> [Work to do]: Find the word "Rebuild" in the material below and gather every line that contains it.

> [Data excerpts]:
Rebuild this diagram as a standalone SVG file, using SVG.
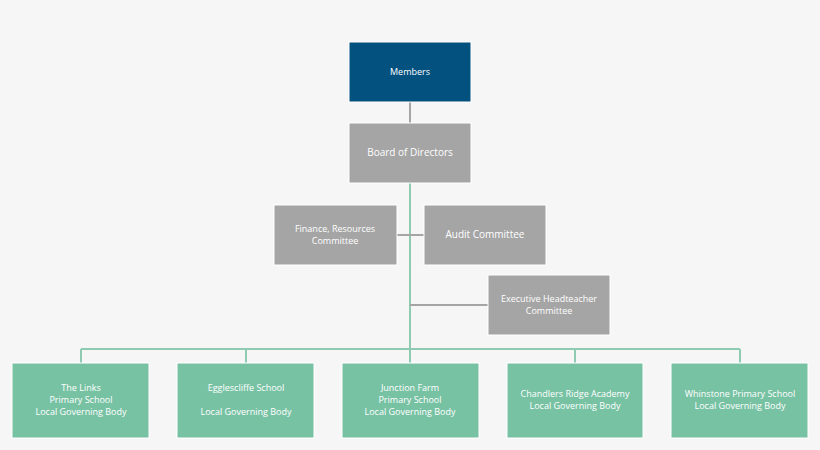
==
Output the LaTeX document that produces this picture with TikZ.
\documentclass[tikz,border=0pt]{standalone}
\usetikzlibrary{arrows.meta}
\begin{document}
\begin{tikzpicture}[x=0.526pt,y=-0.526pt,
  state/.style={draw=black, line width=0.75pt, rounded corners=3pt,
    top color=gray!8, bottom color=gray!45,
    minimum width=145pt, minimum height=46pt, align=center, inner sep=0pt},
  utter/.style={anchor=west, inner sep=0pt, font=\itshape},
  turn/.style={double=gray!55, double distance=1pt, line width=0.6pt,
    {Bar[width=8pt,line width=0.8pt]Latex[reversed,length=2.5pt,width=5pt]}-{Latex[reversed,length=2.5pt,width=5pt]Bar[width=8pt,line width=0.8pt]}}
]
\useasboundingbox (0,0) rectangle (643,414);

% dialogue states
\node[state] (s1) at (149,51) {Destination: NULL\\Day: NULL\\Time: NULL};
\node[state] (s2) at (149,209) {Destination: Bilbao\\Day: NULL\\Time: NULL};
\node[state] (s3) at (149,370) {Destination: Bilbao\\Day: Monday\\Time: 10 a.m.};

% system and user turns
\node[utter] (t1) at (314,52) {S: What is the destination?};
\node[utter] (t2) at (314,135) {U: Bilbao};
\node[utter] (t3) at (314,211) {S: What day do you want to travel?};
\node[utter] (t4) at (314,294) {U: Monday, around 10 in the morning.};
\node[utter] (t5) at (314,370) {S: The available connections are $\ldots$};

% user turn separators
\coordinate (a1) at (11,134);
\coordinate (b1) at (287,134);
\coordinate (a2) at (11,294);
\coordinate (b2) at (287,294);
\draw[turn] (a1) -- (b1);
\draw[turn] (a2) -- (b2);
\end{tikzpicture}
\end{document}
...
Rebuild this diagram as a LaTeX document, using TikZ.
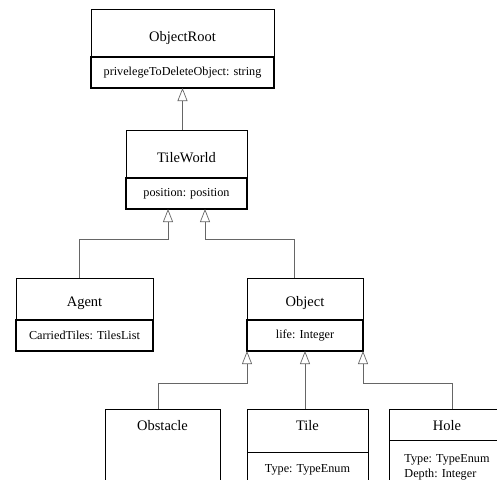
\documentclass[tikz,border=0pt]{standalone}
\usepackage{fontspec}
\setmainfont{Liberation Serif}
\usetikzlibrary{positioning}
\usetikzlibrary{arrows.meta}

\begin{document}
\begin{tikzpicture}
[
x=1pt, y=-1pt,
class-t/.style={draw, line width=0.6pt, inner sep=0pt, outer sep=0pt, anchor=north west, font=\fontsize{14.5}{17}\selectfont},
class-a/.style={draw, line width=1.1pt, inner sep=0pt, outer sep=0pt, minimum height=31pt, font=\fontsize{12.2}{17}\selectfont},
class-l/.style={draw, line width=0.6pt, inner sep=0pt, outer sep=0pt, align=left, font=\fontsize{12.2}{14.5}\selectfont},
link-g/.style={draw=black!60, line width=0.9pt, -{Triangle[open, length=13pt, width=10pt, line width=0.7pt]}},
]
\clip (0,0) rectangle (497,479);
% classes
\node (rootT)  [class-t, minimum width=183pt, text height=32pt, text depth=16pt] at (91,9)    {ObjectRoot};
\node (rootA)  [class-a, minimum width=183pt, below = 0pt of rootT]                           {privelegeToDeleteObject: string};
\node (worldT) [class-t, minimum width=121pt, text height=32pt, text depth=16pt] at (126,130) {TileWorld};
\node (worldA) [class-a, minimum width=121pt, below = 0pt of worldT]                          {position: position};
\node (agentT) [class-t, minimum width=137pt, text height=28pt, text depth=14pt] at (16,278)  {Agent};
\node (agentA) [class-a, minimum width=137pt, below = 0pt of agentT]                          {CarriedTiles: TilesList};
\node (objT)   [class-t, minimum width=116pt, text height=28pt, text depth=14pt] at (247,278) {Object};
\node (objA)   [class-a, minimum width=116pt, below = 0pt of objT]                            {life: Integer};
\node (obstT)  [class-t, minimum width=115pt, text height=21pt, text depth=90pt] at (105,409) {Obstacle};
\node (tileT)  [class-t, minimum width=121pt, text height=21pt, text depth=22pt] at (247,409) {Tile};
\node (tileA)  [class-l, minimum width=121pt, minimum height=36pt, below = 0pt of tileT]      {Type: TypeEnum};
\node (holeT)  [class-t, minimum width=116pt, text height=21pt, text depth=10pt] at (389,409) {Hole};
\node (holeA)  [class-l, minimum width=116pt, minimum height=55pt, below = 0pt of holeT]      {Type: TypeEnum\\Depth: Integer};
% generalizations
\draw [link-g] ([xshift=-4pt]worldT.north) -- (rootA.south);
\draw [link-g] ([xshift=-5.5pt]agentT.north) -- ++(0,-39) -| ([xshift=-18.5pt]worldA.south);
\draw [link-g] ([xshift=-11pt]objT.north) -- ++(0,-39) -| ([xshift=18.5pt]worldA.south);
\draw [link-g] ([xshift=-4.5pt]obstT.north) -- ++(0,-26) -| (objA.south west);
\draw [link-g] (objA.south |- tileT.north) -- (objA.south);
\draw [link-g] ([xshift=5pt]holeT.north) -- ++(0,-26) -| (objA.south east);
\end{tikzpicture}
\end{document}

> [Exercise response]:
Rebuild this diagram as a standalone SVG file, using SVG.
Rebuild this diagram as a LaTeX document, using TikZ.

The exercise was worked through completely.